§ Exercise description: Please repeat all of the lines that follow, exactly as written.

** start **

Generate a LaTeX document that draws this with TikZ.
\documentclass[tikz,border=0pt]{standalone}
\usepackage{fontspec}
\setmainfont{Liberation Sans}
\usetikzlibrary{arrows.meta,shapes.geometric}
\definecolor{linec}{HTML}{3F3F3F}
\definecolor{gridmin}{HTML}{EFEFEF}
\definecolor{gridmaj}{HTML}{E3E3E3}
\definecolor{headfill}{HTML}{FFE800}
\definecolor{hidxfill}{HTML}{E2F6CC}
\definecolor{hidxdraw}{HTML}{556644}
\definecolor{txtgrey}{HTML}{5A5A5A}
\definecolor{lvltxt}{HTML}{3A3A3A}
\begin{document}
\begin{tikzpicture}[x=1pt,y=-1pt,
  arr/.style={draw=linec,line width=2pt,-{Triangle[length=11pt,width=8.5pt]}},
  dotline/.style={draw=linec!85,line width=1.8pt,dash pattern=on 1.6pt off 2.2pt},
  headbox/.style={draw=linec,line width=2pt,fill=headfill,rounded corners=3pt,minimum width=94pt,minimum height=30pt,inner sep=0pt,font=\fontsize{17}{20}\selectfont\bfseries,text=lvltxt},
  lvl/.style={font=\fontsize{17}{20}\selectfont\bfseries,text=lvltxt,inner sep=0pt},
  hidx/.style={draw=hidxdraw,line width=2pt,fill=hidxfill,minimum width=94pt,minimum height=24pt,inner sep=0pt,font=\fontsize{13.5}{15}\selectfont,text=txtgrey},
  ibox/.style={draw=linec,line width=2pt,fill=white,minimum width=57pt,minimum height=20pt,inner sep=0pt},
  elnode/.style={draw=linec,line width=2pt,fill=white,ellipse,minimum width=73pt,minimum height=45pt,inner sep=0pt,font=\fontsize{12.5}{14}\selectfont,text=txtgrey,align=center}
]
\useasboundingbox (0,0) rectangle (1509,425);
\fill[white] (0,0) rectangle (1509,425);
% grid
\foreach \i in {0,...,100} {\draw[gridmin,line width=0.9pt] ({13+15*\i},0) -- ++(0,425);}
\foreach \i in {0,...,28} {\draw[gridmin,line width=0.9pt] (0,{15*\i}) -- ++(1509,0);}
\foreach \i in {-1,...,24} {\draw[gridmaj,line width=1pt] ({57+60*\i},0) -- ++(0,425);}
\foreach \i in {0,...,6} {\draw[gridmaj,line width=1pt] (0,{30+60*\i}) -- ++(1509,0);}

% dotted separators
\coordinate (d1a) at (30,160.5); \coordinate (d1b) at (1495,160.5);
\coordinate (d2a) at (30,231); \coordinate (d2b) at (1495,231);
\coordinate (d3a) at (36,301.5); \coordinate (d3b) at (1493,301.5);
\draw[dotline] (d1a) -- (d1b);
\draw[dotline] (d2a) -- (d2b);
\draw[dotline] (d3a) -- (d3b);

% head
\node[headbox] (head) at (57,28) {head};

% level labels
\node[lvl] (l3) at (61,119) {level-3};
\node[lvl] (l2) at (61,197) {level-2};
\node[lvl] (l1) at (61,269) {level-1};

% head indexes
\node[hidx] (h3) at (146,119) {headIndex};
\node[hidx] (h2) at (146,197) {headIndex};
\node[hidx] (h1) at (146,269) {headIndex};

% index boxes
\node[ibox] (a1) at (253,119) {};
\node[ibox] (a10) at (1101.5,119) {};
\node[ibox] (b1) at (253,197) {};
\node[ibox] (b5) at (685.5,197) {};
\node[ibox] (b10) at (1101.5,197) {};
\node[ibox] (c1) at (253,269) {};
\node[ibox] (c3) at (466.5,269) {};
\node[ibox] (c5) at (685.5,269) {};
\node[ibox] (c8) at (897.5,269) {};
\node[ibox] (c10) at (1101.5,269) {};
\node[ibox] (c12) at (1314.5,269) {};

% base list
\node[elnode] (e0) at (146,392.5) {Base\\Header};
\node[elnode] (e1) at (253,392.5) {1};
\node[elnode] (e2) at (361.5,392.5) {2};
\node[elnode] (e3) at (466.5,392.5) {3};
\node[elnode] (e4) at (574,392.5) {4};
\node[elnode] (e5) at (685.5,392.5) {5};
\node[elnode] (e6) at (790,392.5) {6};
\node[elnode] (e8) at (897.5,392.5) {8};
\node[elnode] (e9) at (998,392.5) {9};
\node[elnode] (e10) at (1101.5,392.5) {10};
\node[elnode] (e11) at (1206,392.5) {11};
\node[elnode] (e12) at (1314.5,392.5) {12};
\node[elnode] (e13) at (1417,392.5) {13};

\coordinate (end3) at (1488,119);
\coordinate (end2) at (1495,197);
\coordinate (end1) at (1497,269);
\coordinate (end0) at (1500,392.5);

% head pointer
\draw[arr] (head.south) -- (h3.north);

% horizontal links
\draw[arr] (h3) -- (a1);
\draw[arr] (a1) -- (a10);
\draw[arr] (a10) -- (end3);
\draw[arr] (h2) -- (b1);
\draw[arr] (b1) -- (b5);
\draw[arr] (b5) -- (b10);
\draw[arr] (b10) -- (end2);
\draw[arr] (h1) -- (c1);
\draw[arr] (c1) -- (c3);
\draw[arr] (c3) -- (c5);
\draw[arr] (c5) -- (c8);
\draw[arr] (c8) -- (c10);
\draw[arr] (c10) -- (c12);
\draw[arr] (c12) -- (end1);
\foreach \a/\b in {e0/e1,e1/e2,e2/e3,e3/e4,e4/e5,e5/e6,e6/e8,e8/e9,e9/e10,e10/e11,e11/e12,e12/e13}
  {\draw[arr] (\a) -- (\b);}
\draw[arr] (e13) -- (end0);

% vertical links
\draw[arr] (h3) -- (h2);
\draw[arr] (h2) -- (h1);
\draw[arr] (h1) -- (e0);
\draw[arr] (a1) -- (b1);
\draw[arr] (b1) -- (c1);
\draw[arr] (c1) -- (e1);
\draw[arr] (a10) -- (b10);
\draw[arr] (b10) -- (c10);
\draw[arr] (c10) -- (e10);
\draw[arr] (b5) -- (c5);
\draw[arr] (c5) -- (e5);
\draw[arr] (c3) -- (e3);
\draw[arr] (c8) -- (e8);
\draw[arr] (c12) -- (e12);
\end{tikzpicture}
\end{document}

** end **

§ Solution for this problem:
Generate a LaTeX document that draws this with TikZ.
\documentclass[tikz,border=0pt]{standalone}
\usepackage{fontspec}
\setmainfont{Liberation Sans}
\usetikzlibrary{arrows.meta,shapes.geometric}
\definecolor{linec}{HTML}{3F3F3F}
\definecolor{gridmin}{HTML}{EFEFEF}
\definecolor{gridmaj}{HTML}{E3E3E3}
\definecolor{headfill}{HTML}{FFE800}
\definecolor{hidxfill}{HTML}{E2F6CC}
\definecolor{hidxdraw}{HTML}{556644}
\definecolor{txtgrey}{HTML}{5A5A5A}
\definecolor{lvltxt}{HTML}{3A3A3A}
\begin{document}
\begin{tikzpicture}[x=1pt,y=-1pt,
  arr/.style={draw=linec,line width=2pt,-{Triangle[length=11pt,width=8.5pt]}},
  dotline/.style={draw=linec!85,line width=1.8pt,dash pattern=on 1.6pt off 2.2pt},
  headbox/.style={draw=linec,line width=2pt,fill=headfill,rounded corners=3pt,minimum width=94pt,minimum height=30pt,inner sep=0pt,font=\fontsize{17}{20}\selectfont\bfseries,text=lvltxt},
  lvl/.style={font=\fontsize{17}{20}\selectfont\bfseries,text=lvltxt,inner sep=0pt},
  hidx/.style={draw=hidxdraw,line width=2pt,fill=hidxfill,minimum width=94pt,minimum height=24pt,inner sep=0pt,font=\fontsize{13.5}{15}\selectfont,text=txtgrey},
  ibox/.style={draw=linec,line width=2pt,fill=white,minimum width=57pt,minimum height=20pt,inner sep=0pt},
  elnode/.style={draw=linec,line width=2pt,fill=white,ellipse,minimum width=73pt,minimum height=45pt,inner sep=0pt,font=\fontsize{12.5}{14}\selectfont,text=txtgrey,align=center}
]
\useasboundingbox (0,0) rectangle (1509,425);
\fill[white] (0,0) rectangle (1509,425);
% grid
\foreach \i in {0,...,100} {\draw[gridmin,line width=0.9pt] ({13+15*\i},0) -- ++(0,425);}
\foreach \i in {0,...,28} {\draw[gridmin,line width=0.9pt] (0,{15*\i}) -- ++(1509,0);}
\foreach \i in {-1,...,24} {\draw[gridmaj,line width=1pt] ({57+60*\i},0) -- ++(0,425);}
\foreach \i in {0,...,6} {\draw[gridmaj,line width=1pt] (0,{30+60*\i}) -- ++(1509,0);}

% dotted separators
\coordinate (d1a) at (30,160.5); \coordinate (d1b) at (1495,160.5);
\coordinate (d2a) at (30,231); \coordinate (d2b) at (1495,231);
\coordinate (d3a) at (36,301.5); \coordinate (d3b) at (1493,301.5);
\draw[dotline] (d1a) -- (d1b);
\draw[dotline] (d2a) -- (d2b);
\draw[dotline] (d3a) -- (d3b);

% head
\node[headbox] (head) at (57,28) {head};

% level labels
\node[lvl] (l3) at (61,119) {level-3};
\node[lvl] (l2) at (61,197) {level-2};
\node[lvl] (l1) at (61,269) {level-1};

% head indexes
\node[hidx] (h3) at (146,119) {headIndex};
\node[hidx] (h2) at (146,197) {headIndex};
\node[hidx] (h1) at (146,269) {headIndex};

% index boxes
\node[ibox] (a1) at (253,119) {};
\node[ibox] (a10) at (1101.5,119) {};
\node[ibox] (b1) at (253,197) {};
\node[ibox] (b5) at (685.5,197) {};
\node[ibox] (b10) at (1101.5,197) {};
\node[ibox] (c1) at (253,269) {};
\node[ibox] (c3) at (466.5,269) {};
\node[ibox] (c5) at (685.5,269) {};
\node[ibox] (c8) at (897.5,269) {};
\node[ibox] (c10) at (1101.5,269) {};
\node[ibox] (c12) at (1314.5,269) {};

% base list
\node[elnode] (e0) at (146,392.5) {Base\\Header};
\node[elnode] (e1) at (253,392.5) {1};
\node[elnode] (e2) at (361.5,392.5) {2};
\node[elnode] (e3) at (466.5,392.5) {3};
\node[elnode] (e4) at (574,392.5) {4};
\node[elnode] (e5) at (685.5,392.5) {5};
\node[elnode] (e6) at (790,392.5) {6};
\node[elnode] (e8) at (897.5,392.5) {8};
\node[elnode] (e9) at (998,392.5) {9};
\node[elnode] (e10) at (1101.5,392.5) {10};
\node[elnode] (e11) at (1206,392.5) {11};
\node[elnode] (e12) at (1314.5,392.5) {12};
\node[elnode] (e13) at (1417,392.5) {13};

\coordinate (end3) at (1488,119);
\coordinate (end2) at (1495,197);
\coordinate (end1) at (1497,269);
\coordinate (end0) at (1500,392.5);

% head pointer
\draw[arr] (head.south) -- (h3.north);

% horizontal links
\draw[arr] (h3) -- (a1);
\draw[arr] (a1) -- (a10);
\draw[arr] (a10) -- (end3);
\draw[arr] (h2) -- (b1);
\draw[arr] (b1) -- (b5);
\draw[arr] (b5) -- (b10);
\draw[arr] (b10) -- (end2);
\draw[arr] (h1) -- (c1);
\draw[arr] (c1) -- (c3);
\draw[arr] (c3) -- (c5);
\draw[arr] (c5) -- (c8);
\draw[arr] (c8) -- (c10);
\draw[arr] (c10) -- (c12);
\draw[arr] (c12) -- (end1);
\foreach \a/\b in {e0/e1,e1/e2,e2/e3,e3/e4,e4/e5,e5/e6,e6/e8,e8/e9,e9/e10,e10/e11,e11/e12,e12/e13}
  {\draw[arr] (\a) -- (\b);}
\draw[arr] (e13) -- (end0);

% vertical links
\draw[arr] (h3) -- (h2);
\draw[arr] (h2) -- (h1);
\draw[arr] (h1) -- (e0);
\draw[arr] (a1) -- (b1);
\draw[arr] (b1) -- (c1);
\draw[arr] (c1) -- (e1);
\draw[arr] (a10) -- (b10);
\draw[arr] (b10) -- (c10);
\draw[arr] (c10) -- (e10);
\draw[arr] (b5) -- (c5);
\draw[arr] (c5) -- (e5);
\draw[arr] (c3) -- (e3);
\draw[arr] (c8) -- (e8);
\draw[arr] (c12) -- (e12);
\end{tikzpicture}
\end{document}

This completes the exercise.